Not content with shaping Turkey’s history, Turkish President Recep Tayyip Erdogan is about to change its geography, too, by building an alternative to the Bosphorus, raising hackles at home and alarm in Russia.
Critics accuse Erdogan of pursuing a vanity project that would open up Istanbul to unbridled construction and put the government into deep and largely unnecessary debt.
Environmentalists hate it, as does the Kremlin, which fears that Erdogan’s Canal Istanbul would give NATO member Turkey broader control over passage between the Black and Mediterranean seas.
Photo: AFP
A group of Turkish retired admirals even risked Erdogan’s wrath by warning that he must place his new canal under the terms of an old treaty regulating the use of strategic straits.

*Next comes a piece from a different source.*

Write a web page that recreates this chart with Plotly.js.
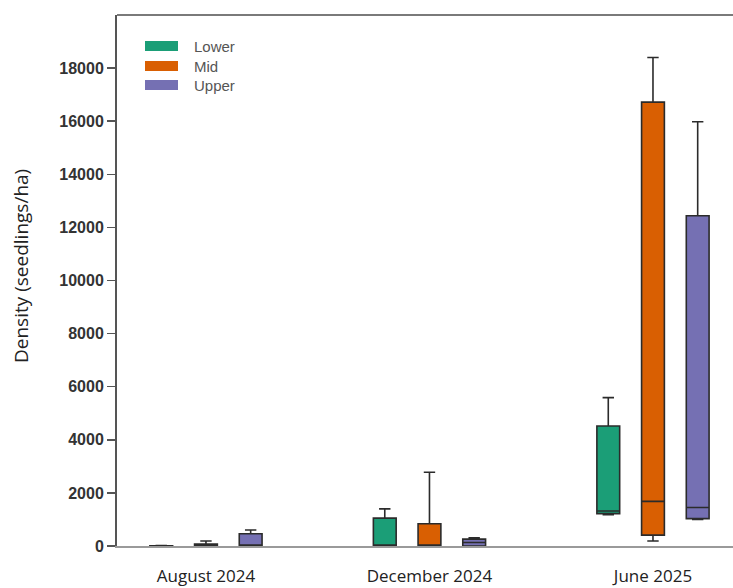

The mercurial Turkish leader, whose 18-year rule saw him span the Bosphorus with towering bridges and build a sprawling airport on a remote patch by the Black Sea, said his canal “will breathe new life into the region.”

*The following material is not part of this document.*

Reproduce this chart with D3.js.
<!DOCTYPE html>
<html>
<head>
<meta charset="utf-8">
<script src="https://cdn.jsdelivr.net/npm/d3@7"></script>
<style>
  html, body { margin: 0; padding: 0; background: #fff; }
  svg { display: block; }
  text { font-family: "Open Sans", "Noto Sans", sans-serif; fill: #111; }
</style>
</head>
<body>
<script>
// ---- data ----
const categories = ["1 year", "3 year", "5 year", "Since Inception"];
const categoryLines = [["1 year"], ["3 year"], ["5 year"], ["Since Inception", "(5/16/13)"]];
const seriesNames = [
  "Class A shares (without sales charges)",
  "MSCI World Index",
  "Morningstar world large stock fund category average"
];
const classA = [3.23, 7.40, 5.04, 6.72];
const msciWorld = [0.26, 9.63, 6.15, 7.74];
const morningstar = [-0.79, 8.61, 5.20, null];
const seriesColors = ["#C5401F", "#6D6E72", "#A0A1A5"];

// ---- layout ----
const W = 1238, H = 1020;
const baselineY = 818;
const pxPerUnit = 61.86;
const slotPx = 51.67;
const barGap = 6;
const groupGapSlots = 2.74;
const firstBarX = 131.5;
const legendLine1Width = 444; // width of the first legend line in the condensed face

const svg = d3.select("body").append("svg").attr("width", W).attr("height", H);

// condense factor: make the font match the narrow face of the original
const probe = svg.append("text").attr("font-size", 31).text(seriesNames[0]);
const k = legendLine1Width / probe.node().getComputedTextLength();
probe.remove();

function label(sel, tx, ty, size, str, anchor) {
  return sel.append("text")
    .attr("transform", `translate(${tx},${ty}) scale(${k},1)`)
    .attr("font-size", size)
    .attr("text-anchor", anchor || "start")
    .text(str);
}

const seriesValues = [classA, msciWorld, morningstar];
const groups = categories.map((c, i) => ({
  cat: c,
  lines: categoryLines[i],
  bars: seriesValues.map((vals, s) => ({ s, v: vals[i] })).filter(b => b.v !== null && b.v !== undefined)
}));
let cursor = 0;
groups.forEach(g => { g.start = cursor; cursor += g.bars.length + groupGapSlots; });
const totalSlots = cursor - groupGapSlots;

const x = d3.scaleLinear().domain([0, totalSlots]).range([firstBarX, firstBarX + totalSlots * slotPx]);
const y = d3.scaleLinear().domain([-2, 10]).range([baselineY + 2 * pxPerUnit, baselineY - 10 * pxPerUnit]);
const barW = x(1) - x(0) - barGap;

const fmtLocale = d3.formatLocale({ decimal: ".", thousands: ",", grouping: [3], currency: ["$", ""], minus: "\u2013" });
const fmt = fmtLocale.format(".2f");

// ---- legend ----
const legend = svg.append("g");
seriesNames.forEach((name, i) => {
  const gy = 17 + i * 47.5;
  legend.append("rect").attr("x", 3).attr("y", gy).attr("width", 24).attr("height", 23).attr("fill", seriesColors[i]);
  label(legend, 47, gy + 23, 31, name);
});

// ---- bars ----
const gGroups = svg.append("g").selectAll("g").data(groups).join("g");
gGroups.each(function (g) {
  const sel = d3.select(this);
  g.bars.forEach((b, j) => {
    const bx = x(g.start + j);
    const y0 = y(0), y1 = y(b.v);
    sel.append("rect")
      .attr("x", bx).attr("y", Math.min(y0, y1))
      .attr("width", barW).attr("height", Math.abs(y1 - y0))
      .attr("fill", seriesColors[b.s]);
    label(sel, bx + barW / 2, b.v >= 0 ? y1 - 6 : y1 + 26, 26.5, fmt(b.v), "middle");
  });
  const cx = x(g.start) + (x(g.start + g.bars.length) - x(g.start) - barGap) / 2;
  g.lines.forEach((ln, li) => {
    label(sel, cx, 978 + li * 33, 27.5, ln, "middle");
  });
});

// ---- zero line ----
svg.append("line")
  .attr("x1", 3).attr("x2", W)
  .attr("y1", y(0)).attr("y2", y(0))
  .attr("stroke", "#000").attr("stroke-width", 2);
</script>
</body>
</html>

“Whether you like it or not, we are starting and we will build it,” Erdogan said earlier this month.
Anthony Skinner, of Britain’s Verisk Maplecroft risk consultancy, said the canal was “the jewel in the crown” of what Erdogan gleefully calls his “crazy projects.”
“The realization of the project would represent a crowning moment in Erdogan’s rags-to-riches story,” Skinner said. “The boy from the wrong side of the tracks in Istanbul registering unprecedented success as a politician, becoming mayor of Istanbul, prime minister and then president with full executive powers: a president who changed the shape of Turkey’s beating heart — Istanbul.”
A 2019 environmental impact study estimated that the 45km waterway’s cost at 75 billion liras (US$9.11 billion at the current exchange rate).
It would cut through land to the west of Istanbul that was once envisioned as an evacuation zone in case a major earthquake hits the megapolis of 15.5 million people, which sits on an active fault.
Funding for the project due to start next month is unclear.
Plans for a model under which rich investors — possibly from China — receive temporary ownership rights are complicated by geopolitical and environmental considerations.
The most fervent critic is Istanbul Mayor Ekrem Imamoglu, who won Turkey’s biggest and most fabled city for the main opposition Republican People’s Party in 2019.
Imamoglu told foreign media that property around the canal has been awarded to Erdogan’s political allies in the construction and real estate sectors and his municipality has been left out of the process.
“Let me put it bluntly: the primary reason behind Erdogan’s motivation is money, money, money,” Imamoglu said.
Russia fears that Erdogan is building a new way for NATO warships to enter the Black Sea.
Moscow and the retired Turkish admirals are pressing Erdogan to put the canal under the terms of the 1936 Montreux Convention.
Atilla Yesilada, a Turkey specialist at Global Source Partners in New York, said that Erdogan might see the new canal as a means to negotiate better relations with Washington.
“It is possible that Erdogan is contemplating to trade off free passage for NATO ships to the Black Sea for [relief from] sanctions,” which Washington has slapped on Turkey for its purchase of Russian arms, Yesilada said.